Tuesday's official field reports about opening weekend of the firearms deer season included repeated observations of scant deer sightings up north and widespread disinterest by hunters in that once-bountiful whitetail region.
Some deer camps on public land that traditionally bustled with activity were vacant, state conservation officers reported, and complaints about wolves were rampant. One officer, Hudson Ledeen of Grand Marais and Cook County, wrote that "deer-hunter success was extremely abysmal for the few folks who hunted.''
Those accounts were in sync with statistics released Tuesday for the two biggest hunting days of the year. According to the Minnesota Department of Natural Resources, the statewide harvest of deer during the opener last weekend was 13% below last year's mark, which was lower than the year before. As of Tuesday morning, hunters had registered 75,900 deer statewide.
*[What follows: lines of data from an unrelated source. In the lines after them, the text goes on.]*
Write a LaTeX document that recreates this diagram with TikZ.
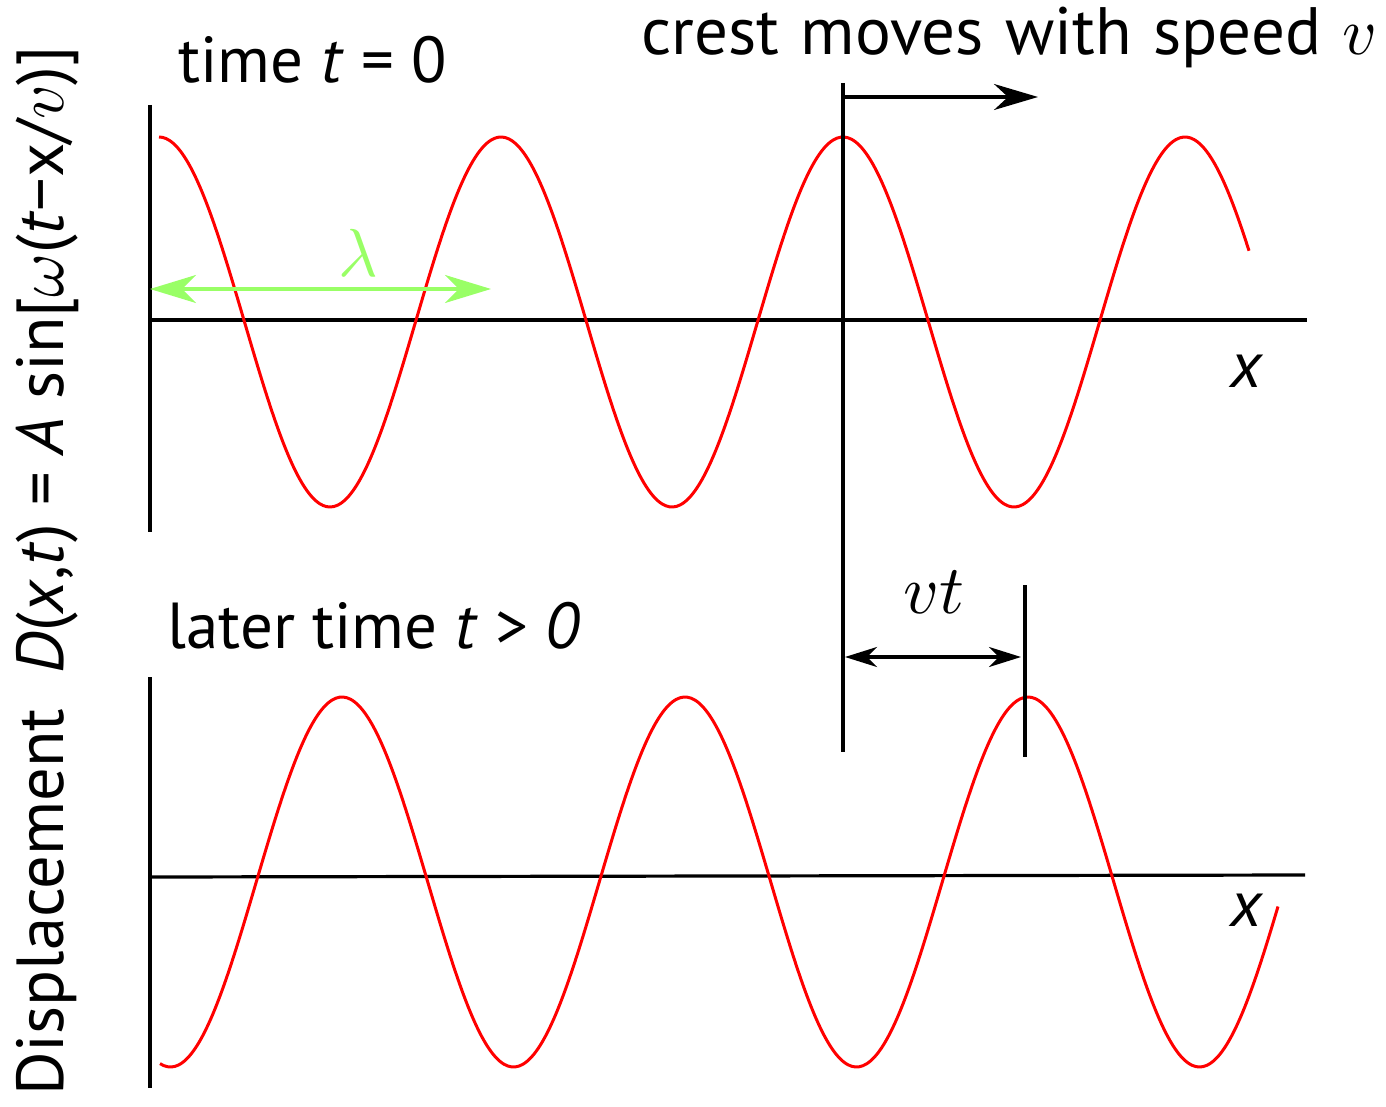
\documentclass[tikz,border=0pt]{standalone}
\usepackage{fontspec}
\setmainfont{PT Sans}
\DeclareFontShape{OML}{cmm}{m}{it}{<->cmmi10}{}
\usetikzlibrary{arrows.meta}
\definecolor{wavered}{RGB}{255,0,0}
\definecolor{lamgreen}{RGB}{153,255,102}
\begin{document}
\begin{tikzpicture}[x=0.5pt,y=-0.5pt,
  axis/.style={line width=1.6pt,black},
  wave/.style={line width=1.5pt,wavered,line join=round},
  lbl/.style={inner sep=0pt,font=\fontsize{32.5}{39}\selectfont},
  bigarrow/.style={line width=1.6pt,-{Stealth[length=22pt,width=13pt,inset=7pt]}},
  dimarrow/.style={line width=1.6pt,{Stealth[length=16pt,width=10pt,inset=5pt]}-{Stealth[length=16pt,width=10pt,inset=5pt]}},
  greenarrow/.style={line width=1.6pt,lamgreen,{Stealth[length=23pt,width=14pt,inset=7pt]}-{Stealth[length=23pt,width=14pt,inset=7pt]}}]
\useasboundingbox (0,0) rectangle (1386,1107);

% axes
\coordinate (tl1) at (150,105);
\coordinate (tl2) at (150,532);
\coordinate (th1) at (150,320);
\coordinate (th2) at (1307,320);
\coordinate (bl1) at (150,677);
\coordinate (bl2) at (150,1088);
\coordinate (bh1) at (150,877);
\coordinate (bh2) at (1305,875);
\draw[axis] (tl1) -- (tl2);
\draw[axis] (th1) -- (th2);
\draw[axis] (bl1) -- (bl2);
\draw[axis] (bh1) -- (bh2);

% waves
\draw[wave] plot[domain=159:1249,samples=300,smooth] (\x,{322-185*cos(1.05263*(\x-159))});
\draw[wave] plot[domain=160:1278,samples=300,smooth] (\x,{882-185*cos(1.04956*(\x-342))});

% crest markers
\coordinate (c1a) at (843,83);
\coordinate (c1b) at (843,752);
\coordinate (c2a) at (1025,585);
\coordinate (c2b) at (1025,757);
\draw[axis] (c1a) -- (c1b);
\draw[axis] (c2a) -- (c2b);

\coordinate (arS) at (843,97);
\coordinate (arE) at (1038,97);
\draw[bigarrow] (arS) -- (arE);

\coordinate (vtS) at (845,657);
\coordinate (vtE) at (1021,657);
\draw[dimarrow] (vtS) -- (vtE);

\coordinate (lamS) at (150,289);
\coordinate (lamE) at (491,289);
\draw[greenarrow] (lamS) -- (lamE);

% labels
\node[lbl,anchor=base west] (t0) at (178,83) {time \textit{t} = 0};
\node[lbl,anchor=base west] (t1) at (167,648) {later time \textit{t} > \textit{0}};
\node[lbl,anchor=base east] (crest) at (1378,55) {\fontsize{33.5}{40}\selectfont crest\hspace{0.32em}moves\hspace{0.32em}with\hspace{0.32em}speed\hspace{0.32em}$v$};
\node[lbl,anchor=base] (vt) at (934,613) {\fontsize{34.5}{40}\selectfont$vt$};
\node[lbl,anchor=base,text=lamgreen] (lam) at (358,277) {\fontsize{34}{40}\selectfont$\lambda$};
\node[lbl,anchor=base] (x1) at (1247,387) {\textit{x}};
\node[lbl,anchor=base] (x2) at (1247,926) {\textit{x}};
\node[lbl,rotate=90] (ylab) at (47,571) {\fontsize{33.3}{40}\selectfont Displacement\ \ \textit{D}(\textit{x},\textit{t}) = \textit{A} sin[$\omega$(\textit{t}−x/$v$)]};
\end{tikzpicture}
\end{document}
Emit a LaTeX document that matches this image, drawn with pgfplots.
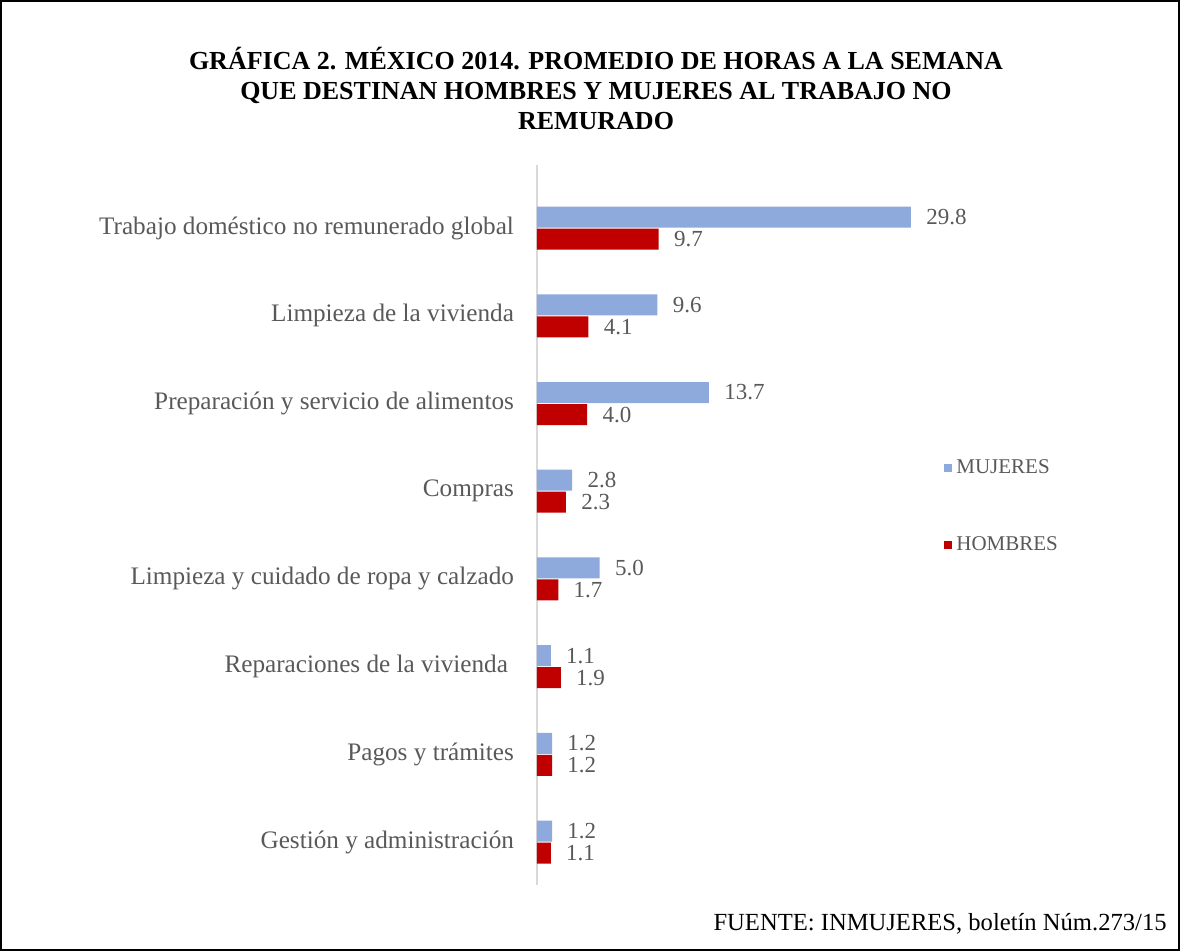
\documentclass[border=0pt]{standalone}
\usepackage{pgfplots}
\pgfplotsset{compat=1.18}
\usepackage{fontspec}
\setmainfont{Liberation Serif}
\definecolor{mujeres}{HTML}{8EA9DB}
\definecolor{hombres}{HTML}{C00000}
\definecolor{txt}{HTML}{595959}
\begin{document}
\begin{tikzpicture}
\useasboundingbox (0,0) rectangle (590pt,475.5pt);
\draw[black, line width=0.8pt] (0.4pt,0.4pt) rectangle (589.6pt,475.1pt);
\node[align=center, font=\bfseries\fontsize{13}{15}\selectfont, inner sep=0pt] at (298pt,431.5pt)
  {GRÁFICA 2. MÉXICO 2014. PROMEDIO DE HORAS A LA SEMANA\\QUE DESTINAN HOMBRES Y MUJERES AL TRABAJO NO\\REMURADO};
\node[anchor=east, font=\fontsize{12.3}{14}\selectfont, inner sep=0pt] at (583.5pt,13.5pt)
  {FUENTE: INMUJERES, boletín Núm.273/15};
\begin{axis}[
  at={(268.5pt,33pt)}, anchor=south west,
  scale only axis, width=188.25pt, height=360pt,
  xbar, bar width=10.5pt,
  xmin=0, xmax=30,
  ymin=-0.49, ymax=7.72,
  axis x line=none,
  axis y line*=left,
  y axis line style={draw=black!15, line width=1pt, -},
  ytick={0,...,7},
  yticklabels={Gestión y administración, Pagos y trámites, Reparaciones de la vivienda\hspace*{3pt}, Limpieza y cuidado de ropa y calzado, Compras, Preparación y servicio de alimentos, Limpieza de la vivienda, Trabajo doméstico no remunerado global},
  yticklabel style={font=\fontsize{12.6}{14}\selectfont, text=txt, xshift=-8pt},
  major tick length=0pt,
  clip=false,
  nodes near coords={\pgfmathprintnumber[fixed,fixed zerofill,precision=1,assume math mode=true]{\pgfplotspointmeta}},
  nodes near coords style={anchor=west, inner sep=0pt, xshift=7.5pt, font=\fontsize{11.5}{13}\selectfont, text=txt},
  legend style={at={(1.081,0.526)}, anchor=west, draw=none, fill=none, font=\fontsize{10.5}{12}\selectfont, text=txt, row sep=26pt, inner sep=0pt},
  legend cell align=left,
  legend image code/.code={\fill[#1] (0pt,-2pt) rectangle (4pt,2pt);},
]
\addplot[fill=mujeres, draw=none, bar shift=5.5pt] coordinates {
 (1.2,0) (1.2,1) (1.1,2) (5.0,3) (2.8,4) (13.7,5) (9.6,6) (29.8,7)};
\addlegendentry{MUJERES}
\addplot[fill=hombres, draw=none, bar shift=-5.5pt] coordinates {
 (1.1,0) (1.2,1) (1.9,2) (1.7,3) (2.3,4) (4.0,5) (4.1,6) (9.7,7)};
\addlegendentry{HOMBRES}
\end{axis}
\end{tikzpicture}
\end{document}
To pull even with results from a year ago, deer hunters would have to harvest another 97,000 deer through the remaining five days of the primary firearms season and ancillary hunts that last until Dec. 31. For Minnesota's wildlife managers, hunting is the primary management tool to control the state's whitetail population.
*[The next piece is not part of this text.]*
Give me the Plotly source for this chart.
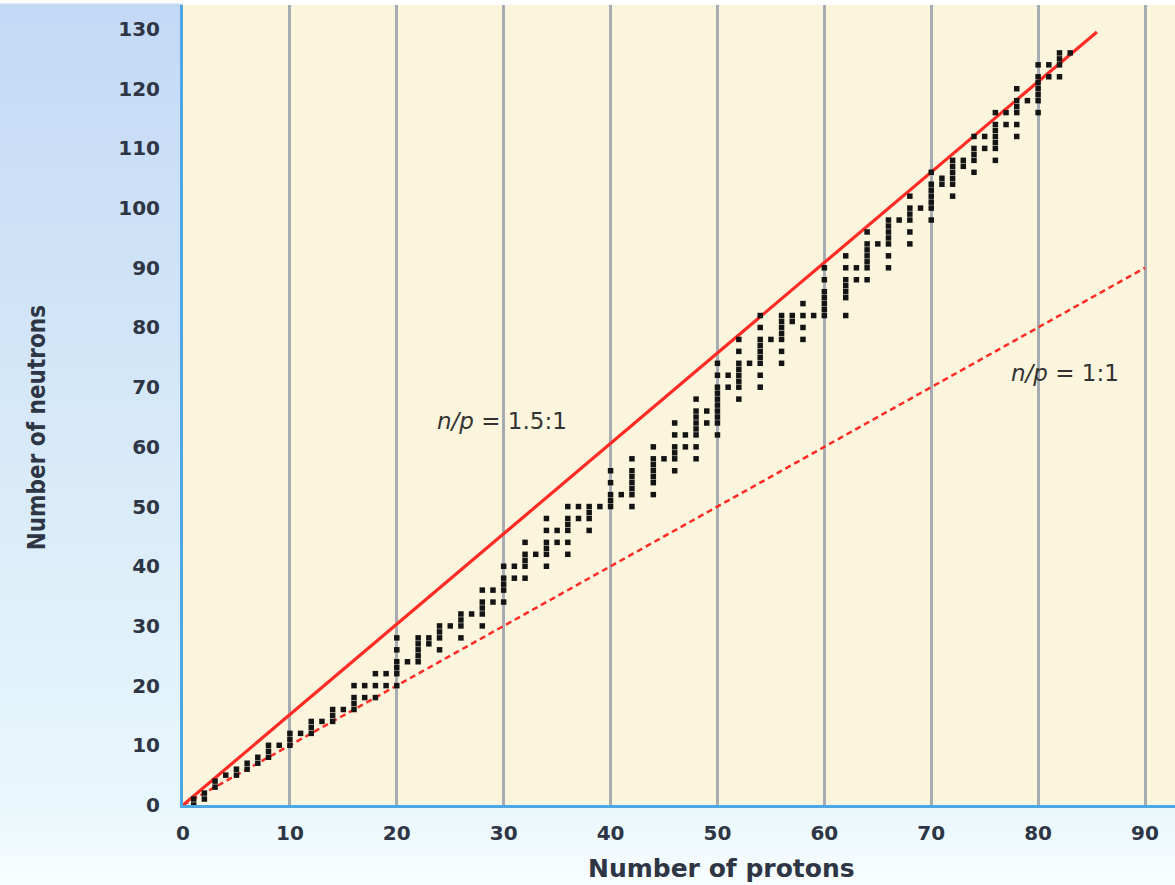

"I'm hoping we can make up the decrease,'' said DNR Big Game Program Supervisor Barb Keller.
The agency isn't blaming weather for the slowdown in deer registrations. On the whole, temperatures were cool but not cold. Snow and rain weren't widespread and hunters didn't have to worry about storms.
The DNR had predicted a low harvest in the Arrowhead region, where the whitetail population has been crashing for several years. "That has definitely played out,'' Keller said. Since the start of archery season Sept. 16, hunters in the northeast have only killed 9,300 deer, nearly 20% fewer than this time last year.
What's needed for the animals to rebound, Keller said, is a string of mild winters. Deer in the Arrowhead have been pounded from consecutive severe winters that wiped out food sources and made the animals more vulnerable to predation, she said. Because of endangered species protections, the DNR hasn't been able to manage the state's gray wolf population via hunting and trapping since 2014. In 2022, the agency estimated Minnesota is home to 500 wolfpacks and up to 3,240 wolves.